The COP23 climate meeting has come to an end.
Prof. Alice Larkin, Prof of Climate Science and Energy Policy at the University of Manchester, said:
“A striking element of this year’s COP meeting was the disconnect between the negotiators and the delegates from civil society, including academics, industrialists, students and NGOs, due to a physical separation of venues by a 20minute walk. The challenge of what the ‘well below 2C’ and 1.5C target means, and the need to urgently accelerate efforts to deliver on such an ambitious goal, was discussed and debated widely, but not this time under the noses of the negotiators.
“If there was ever a time when the scale of the climate change challenge faced needed to be clearly set out and reinforced for those in a position to deliver a programme of deep greenhouse gas mitigation, it was 2017. Yet the physical separation of the negotiating rooms from the most of the civil society presentations did not serve society well at COP23. It is essential that the science underpinning the Paris Agreement is deeply connected with the ambitions of the negotiators, but this year, the physical setup leaves questions over whether those engaged in policymaking could appreciate the true scale of the challenge posed by a 1.5C or 2C goal. Goals made all the more challenging by a return to global CO2 growth in 2017.”

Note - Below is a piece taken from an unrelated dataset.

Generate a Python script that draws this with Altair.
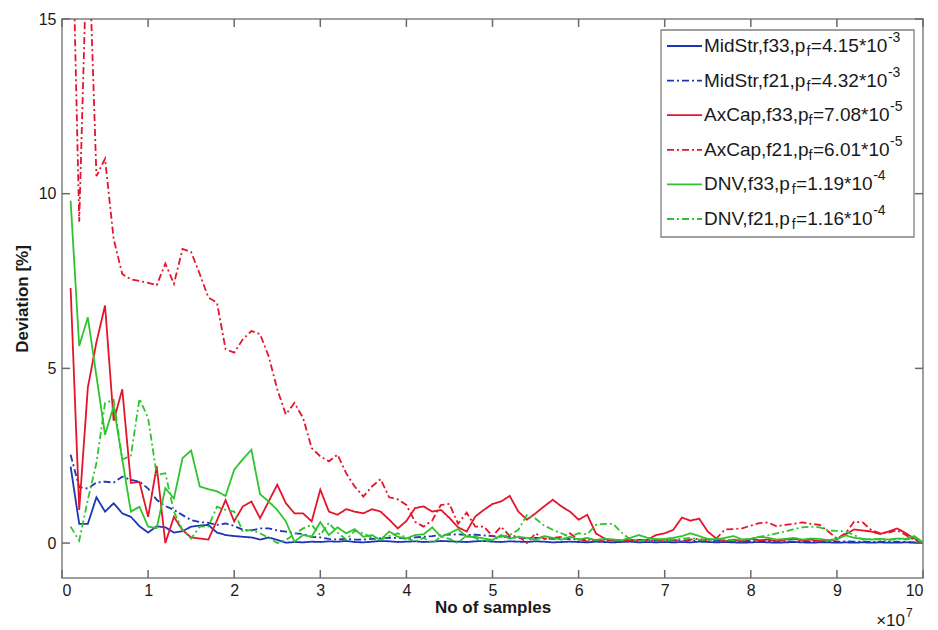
import altair as alt
import pandas as pd

# ---------------- data (x in units of 1e7 samples) ----------------
x_vals = [round(0.1 * i, 1) for i in range(1, 101)]

midstr_f33 = [2.19, 0.55, 0.55, 1.31, 0.90, 1.14, 0.85, 0.75, 0.48, 0.30,
              0.48, 0.45, 0.30, 0.34, 0.47, 0.50, 0.52, 0.30, 0.23, 0.20,
              0.18, 0.16, 0.10, 0.16, 0.09, 0.01, 0.03, 0.02, 0.04, 0.03,
              0.05, 0.04, 0.06, 0.03, 0.02, 0.04, 0.06, 0.05, 0.03, 0.04,
              0.05, 0.03, 0.04, 0.06, 0.05, 0.04, 0.03, 0.05, 0.06, 0.04,
              0.03, 0.05, 0.04, 0.03, 0.05, 0.04, 0.02, 0.03, 0.04, 0.03,
              0.02, 0.04, 0.03, 0.02, 0.03, 0.04, 0.02, 0.03, 0.02, 0.03,
              0.02, 0.03, 0.02, 0.04, 0.03, 0.02, 0.03, 0.02, 0.01, 0.02,
              0.03, 0.02, 0.01, 0.02, 0.03, 0.02, 0.01, 0.02, 0.02, 0.01,
              0.02, 0.01, 0.02, 0.01, 0.02, 0.01, 0.01, 0.02, 0.01, 0.00]

midstr_f21 = [2.53, 1.60, 1.56, 1.73, 1.76, 1.73, 1.90, 1.81, 1.76, 1.56,
              1.24, 1.06, 0.95, 0.80, 0.66, 0.60, 0.58, 0.52, 0.56, 0.49,
              0.38, 0.36, 0.42, 0.42, 0.36, 0.33, 0.28, 0.26, 0.18, 0.16,
              0.12, 0.10, 0.12, 0.10, 0.10, 0.12, 0.14, 0.15, 0.15, 0.13,
              0.16, 0.18, 0.20, 0.23, 0.24, 0.25, 0.23, 0.24, 0.22, 0.20,
              0.18, 0.17, 0.15, 0.14, 0.15, 0.13, 0.12, 0.13, 0.11, 0.10,
              0.10, 0.09, 0.10, 0.08, 0.09, 0.08, 0.09, 0.08, 0.07, 0.08,
              0.07, 0.08, 0.07, 0.06, 0.07, 0.06, 0.07, 0.06, 0.05, 0.06,
              0.05, 0.06, 0.05, 0.05, 0.04, 0.05, 0.04, 0.05, 0.04, 0.04,
              0.05, 0.04, 0.04, 0.03, 0.04, 0.03, 0.04, 0.03, 0.02, 0.00]

axcap_f33 = [7.30, 0.95, 4.45, 5.75, 6.80, 3.50, 4.40, 1.72, 1.75, 0.75,
             2.20, 0.00, 0.75, 0.37, 0.16, 0.13, 0.10, 0.65, 1.23, 0.62,
             1.05, 1.19, 0.71, 1.19, 1.67, 1.14, 0.85, 0.85, 0.62, 1.53,
             0.90, 0.81, 0.97, 0.90, 0.85, 0.97, 0.90, 0.67, 0.42, 0.63,
             1.00, 1.05, 0.90, 0.95, 0.72, 0.45, 0.33, 0.76, 0.95, 1.12,
             1.19, 1.35, 0.90, 0.67, 0.85, 1.05, 1.24, 1.05, 0.90, 0.67,
             0.81, 0.28, 0.13, 0.07, 0.05, 0.08, 0.05, 0.10, 0.23, 0.28,
             0.38, 0.73, 0.64, 0.70, 0.33, 0.13, 0.05, 0.10, 0.05, 0.12,
             0.08, 0.10, 0.05, 0.10, 0.12, 0.08, 0.10, 0.05, 0.08, 0.10,
             0.25, 0.39, 0.36, 0.33, 0.26, 0.33, 0.42, 0.28, 0.13, 0.00]

axcap_f21 = [20.0, 9.20, 18.0, 10.5, 11.0, 8.70, 7.70, 7.55, 7.50, 7.45,
             7.38, 8.00, 7.42, 8.42, 8.33, 7.70, 7.03, 6.88, 5.55, 5.45,
             5.83, 6.07, 5.98, 5.35, 4.40, 3.68, 4.01, 3.58, 2.72, 2.48,
             2.34, 2.53, 2.00, 1.62, 1.33, 1.62, 1.83, 1.31, 1.25, 1.09,
             0.61, 0.47, 0.65, 1.09, 1.12, 0.55, 0.87, 0.47, 0.47, 0.20,
             0.47, 0.20, 0.20, 0.00, 0.28, 0.12, 0.15, 0.18, 0.28, 0.10,
             0.05, 0.08, 0.05, 0.10, 0.05, 0.08, 0.10, 0.05, 0.10, 0.08,
             0.10, 0.05, 0.10, 0.12, 0.08, 0.13, 0.39, 0.40, 0.42, 0.50,
             0.57, 0.59, 0.48, 0.52, 0.55, 0.59, 0.55, 0.52, 0.33, 0.13,
             0.28, 0.61, 0.59, 0.37, 0.28, 0.30, 0.37, 0.23, 0.09, 0.00]

dnv_f33 = [9.80, 5.64, 6.46, 4.78, 3.10, 3.92, 2.39, 0.90, 1.04, 0.47,
           0.43, 1.57, 1.28, 2.43, 2.65, 1.62, 1.54, 1.48, 1.35, 2.10,
           2.40, 2.67, 1.40, 1.19, 0.95, 0.62, 0.04, 0.23, 0.18, 0.60,
           0.23, 0.45, 0.28, 0.40, 0.18, 0.23, 0.09, 0.33, 0.18, 0.13,
           0.23, 0.25, 0.45, 0.18, 0.28, 0.40, 0.18, 0.18, 0.13, 0.09,
           0.23, 0.13, 0.18, 0.15, 0.09, 0.20, 0.15, 0.10, 0.18, 0.10,
           0.15, 0.08, 0.13, 0.10, 0.08, 0.15, 0.23, 0.15, 0.10, 0.12,
           0.15, 0.20, 0.28, 0.20, 0.12, 0.10, 0.15, 0.20, 0.10, 0.12,
           0.18, 0.15, 0.10, 0.12, 0.15, 0.10, 0.13, 0.12, 0.08, 0.12,
           0.22, 0.15, 0.12, 0.10, 0.12, 0.10, 0.13, 0.12, 0.20, 0.02]

dnv_f21 = [0.47, 0.07, 1.24, 2.29, 4.01, 4.10, 2.39, 2.50, 4.13, 3.58,
           1.95, 2.00, 0.90, 0.37, 0.13, 0.47, 0.47, 1.04, 0.95, 0.90,
           0.33, 0.38, 0.28, 0.15, 0.00, 0.09, 0.25, 0.42, 0.52, 0.23,
           0.58, 0.30, 0.10, 0.35, 0.28, 0.15, 0.09, 0.20, 0.28, 0.15,
           0.04, 0.15, 0.00, 0.18, 0.12, 0.00, 0.23, 0.15, 0.04, 0.09,
           0.18, 0.23, 0.38, 0.80, 0.70, 0.50, 0.38, 0.28, 0.18, 0.28,
           0.25, 0.52, 0.55, 0.55, 0.30, 0.10, 0.05, 0.10, 0.12, 0.08,
           0.10, 0.12, 0.15, 0.10, 0.08, 0.12, 0.10, 0.08, 0.10, 0.12,
           0.18, 0.22, 0.28, 0.33, 0.40, 0.45, 0.47, 0.45, 0.36, 0.35,
           0.33, 0.23, 0.10, 0.12, 0.10, 0.08, 0.12, 0.10, 0.15, 0.00]

x_ticks = list(range(0, 11))
y_ticks = [0, 5, 10, 15]

# legend texts: (prefix, subscript, middle, superscript)
legend_rows = [
    ("MidStr,f33,p", "f", "=4.15*10", "-3"),
    ("MidStr,f21,p", "f", "=4.32*10", "-3"),
    ("AxCap,f33,p", "f", "=7.08*10", "-5"),
    ("AxCap,f21,p", "f", "=6.01*10", "-5"),
    ("DNV,f33,p", "f", "=1.19*10", "-4"),
    ("DNV,f21,p", "f", "=1.16*10", "-4"),
]

# ---------------- styling ----------------
BLUE = "#1d34b8"
RED = "#e5142b"
GREEN = "#2ec42e"
SOLID = [1, 0]
DASHDOT = [7, 3, 2, 3]
series_styles = [
    (midstr_f33, BLUE, SOLID),
    (midstr_f21, BLUE, DASHDOT),
    (axcap_f33, RED, SOLID),
    (axcap_f21, RED, DASHDOT),
    (dnv_f33, GREEN, SOLID),
    (dnv_f21, GREEN, DASHDOT),
]

FONT = "Liberation Sans, Arial, Helvetica, sans-serif"
FRAME = "#808080"
TICKC = "#6a6a6a"
TXT = "#1a1a1a"
W, H = 861, 559
TICK = 8

xs = alt.Scale(domain=[0, 10], nice=False, zero=False)
ys = alt.Scale(domain=[-1, 15], nice=False, zero=False)

x_axis = alt.Axis(orient="bottom", values=x_ticks, ticks=False, grid=False, domain=False,
                  labelFontSize=16, labelPadding=4, labelColor=TXT, labelFont=FONT,
                  title="No of samples", titleFontSize=17, titleFontWeight="bold",
                  titlePadding=1, titleColor=TXT, titleFont=FONT, format="d")
y_axis = alt.Axis(orient="left", values=y_ticks, ticks=False, grid=False, domain=False,
                  labelFontSize=16, labelPadding=6, labelColor=TXT, labelFont=FONT,
                  title="Deviation [%]", titleFontSize=17, titleFontWeight="bold",
                  titlePadding=7, titleColor=TXT, titleFont=FONT)

layers = []
for k, (vals, color, dash) in enumerate(series_styles):
    df = pd.DataFrame({"x": x_vals, "y": vals})
    layers.append(
        alt.Chart(df).mark_line(color=color, strokeDash=dash, strokeWidth=1.8, clip=True)
        .encode(x=alt.X("x:Q", scale=xs, axis=x_axis), y=alt.Y("y:Q", scale=ys, axis=y_axis))
    )

# inward tick marks on all four sides: short segments (x == x2 or y == y2) at the tick values
tick_x = pd.DataFrame({"x": x_ticks})
tick_y = pd.DataFrame({"y": y_ticks})
for ya, yb in [(H, H - TICK), (0, TICK)]:
    layers.append(
        alt.Chart(tick_x).mark_rule(color=TICKC, strokeWidth=1.5)
        .encode(x=alt.X("x:Q", scale=xs, axis=x_axis), x2=alt.X2("x"),
                y=alt.value(ya), y2=alt.value(yb))
    )
for xa, xb in [(0, TICK), (W, W - TICK)]:
    layers.append(
        alt.Chart(tick_y).mark_rule(color=TICKC, strokeWidth=1.5)
        .encode(y=alt.Y("y:Q", scale=ys, axis=y_axis), y2=alt.Y2("y"),
                x=alt.value(xa), x2=alt.value(xb))
    )

# x10^7 exponent label
corner = pd.DataFrame({"x": [10], "y": [-1]})
layers.append(
    alt.Chart(corner).mark_text(text="\u00d710", align="right", baseline="middle", dx=-18, dy=43,
                                fontSize=17, font=FONT, color=TXT)
    .encode(x=alt.X("x:Q", scale=xs, axis=x_axis), y=alt.Y("y:Q", scale=ys, axis=y_axis))
)
layers.append(
    alt.Chart(corner).mark_text(text="7", align="left", baseline="middle", dx=-17, dy=35,
                                fontSize=12, font=FONT, color=TXT)
    .encode(x=alt.X("x:Q", scale=xs, axis=x_axis), y=alt.Y("y:Q", scale=ys, axis=y_axis))
)

# ---------------- legend (custom, for sub/superscripts) ----------------
AW = {'M': 833, 'i': 222, 'd': 556, 'S': 667, 't': 278, 'r': 333, ',': 278, 'f': 278,
      'p': 556, '=': 584, '.': 278, '*': 389, '-': 333, 'A': 667, 'x': 500, 'C': 722,
      'a': 556, 'D': 722, 'N': 722, 'V': 667}


def tw(s, fs):
    return sum(AW.get(c, 556) for c in s) * fs / 1000.0


FS, FSS = 19, 14
one = pd.DataFrame({"a": [0]})
layers.append(
    alt.Chart(one).mark_rect(fill="white", stroke=FRAME, strokeWidth=1.3)
    .encode(x=alt.value(599), x2=alt.value(852), y=alt.value(11), y2=alt.value(218))
)
row_y0, row_dy = 27.0, 34.6
for i, ((pre, sub, mid, sup), (_, color, dash)) in enumerate(zip(legend_rows, series_styles)):
    yy = row_y0 + row_dy * i
    layers.append(
        alt.Chart(one).mark_rule(color=color, strokeDash=dash, strokeWidth=1.8)
        .encode(x=alt.value(605), x2=alt.value(640), y=alt.value(yy))
    )
    x0 = 642.0
    x1 = x0 + tw(pre, FS)
    x2 = x1 + tw(sub, FSS) + 0.5
    x3 = x2 + tw(mid, FS) + 0.5
    for xx, dyy, txt, fs in [(x0, 0, pre, FS), (x1, 6, sub, FSS), (x2, 0, mid, FS), (x3, -8, sup, FSS)]:
        layers.append(
            alt.Chart(one).mark_text(text=txt, align="left", baseline="middle",
                                     fontSize=fs, font=FONT, color=TXT)
            .encode(x=alt.value(xx), y=alt.value(yy + dyy))
        )

chart = alt.layer(*layers).properties(
    width=W, height=H,
    autosize=alt.AutoSizeParams(type="none"),
    padding={"left": 62, "top": 19, "right": 15, "bottom": 52},
    background="white",
).configure_view(stroke=FRAME, strokeWidth=1.5)

chart.save("out.html", embed_options={"renderer": "svg", "actions": False})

Prof. Piers Forster, Professor of Climate Change at the University of Leeds, said:
“We are 15 years or so away from busting the 1.5C budget. Starting now emissions need to decrease to zero over the next 40 years to prevent us breaching this 1.5C threshold. We can do it, but all countries, cities and citizens need to move climate to the top of their agendas and get serious about building a new future.”
Prof. Chris Huntingford, Centre for Ecology and Hydrology, said:
“Unfortunately we are closer to breaking the 1.5C temperature target than we might realise. Global warming is currently around 0.9C, but this is suppressed by the oceans acting as a massive heat sink. Even if we could hold carbon dioxide concentrations at current levels, the ocean heat pump will slowly subside, and warming will move very near to 1.5C.
“In other words, if somehow the world didn’t raise atmospheric carbon dioxide levels any further, thermal inertia in the planet will cause it to warm more and approach 1.5C.”
Prof. Dave Reay, Chair in Carbon Management at the University of Edinburgh, said:
“The Bonn COP had to operate in the long shadow of US withdrawal from the Paris Climate Agreement. In that context it has achieved some notable successes. Agreement on the global stocktake – the so-called ‘Talanoa dialogue’ – in 2018 was crucial as this will lay stark the gaps between current action and what is actually required to avoid dangerous climate change.
“High profile representations from California Governor Jerry Brown and others showed that, while the Whitehouse sleepwalks on climate change, states, cities and communities across the US are wide awake. Likewise, the expanding coalition of nations, led by the UK and Canada and aimed at phasing out coal power, shows just how blinkered the Trump administration’s pro-coal stance really is.”